On 12 Jul 2007 at 19:53, Tony Duell wrote:
]1] Called 'Photoflash' or 'Hearing
Aid' batteries in the old books. The
fomrer because they were used to charage a capacitor of About 100uF to
fire the old single-shot flash bulbs.
Now, I thought that the "photoflash" appellation was due to their
being used in early photo strobe flashes. I can still remember
lugging around a Honeywell Strobonar that used a pack holding two
rather large 225v batteries--attached to the strobe head attached to
my Rolliflex. Recycling time was very fast--most sports
photographers wouldn't have been without them. There were also 510
volt batteries for more compact flashes.
Tying this into glow tubes, I recall a slave unit that used a
phototube and a cold-cathode "trigger tube", which must be the first
cousin to a Krytron.
It seems to me that there was an NE-something wire-lead bulb with 3
electrodes. Anyone have a reference manual at hand?

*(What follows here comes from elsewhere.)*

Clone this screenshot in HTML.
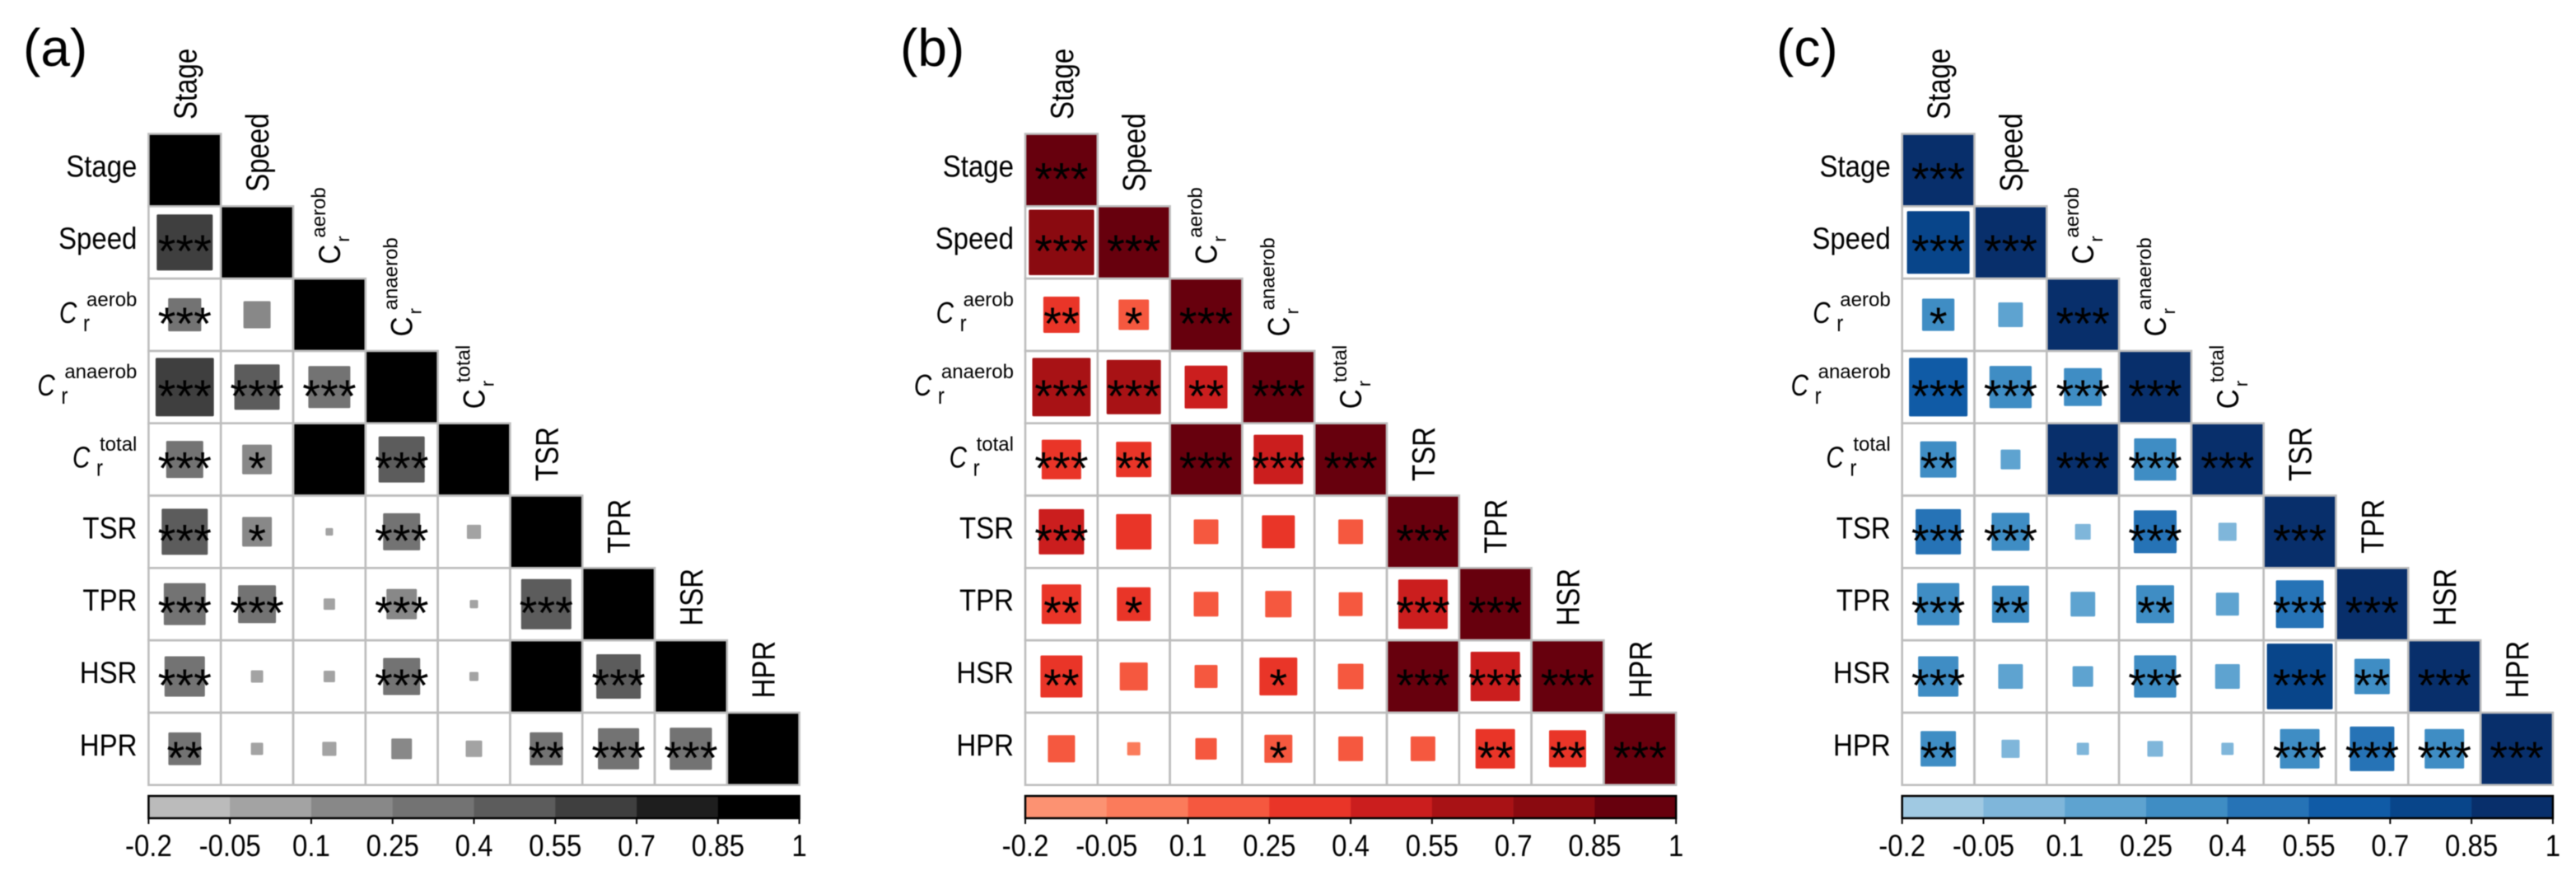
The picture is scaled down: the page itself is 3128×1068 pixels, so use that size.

On a very tangential topic, I note that the illuminated wall switches
and dimmers in my house are slowly giving up their neon ghosts. Is
there a commodity LED part that can run from the 120v mains? The LED
"night lights" all seem to use a resistor a couple of capacitors and
a couple of diodes to drive an LED. Too much to squeeze into a
standard outlet box along with the switch.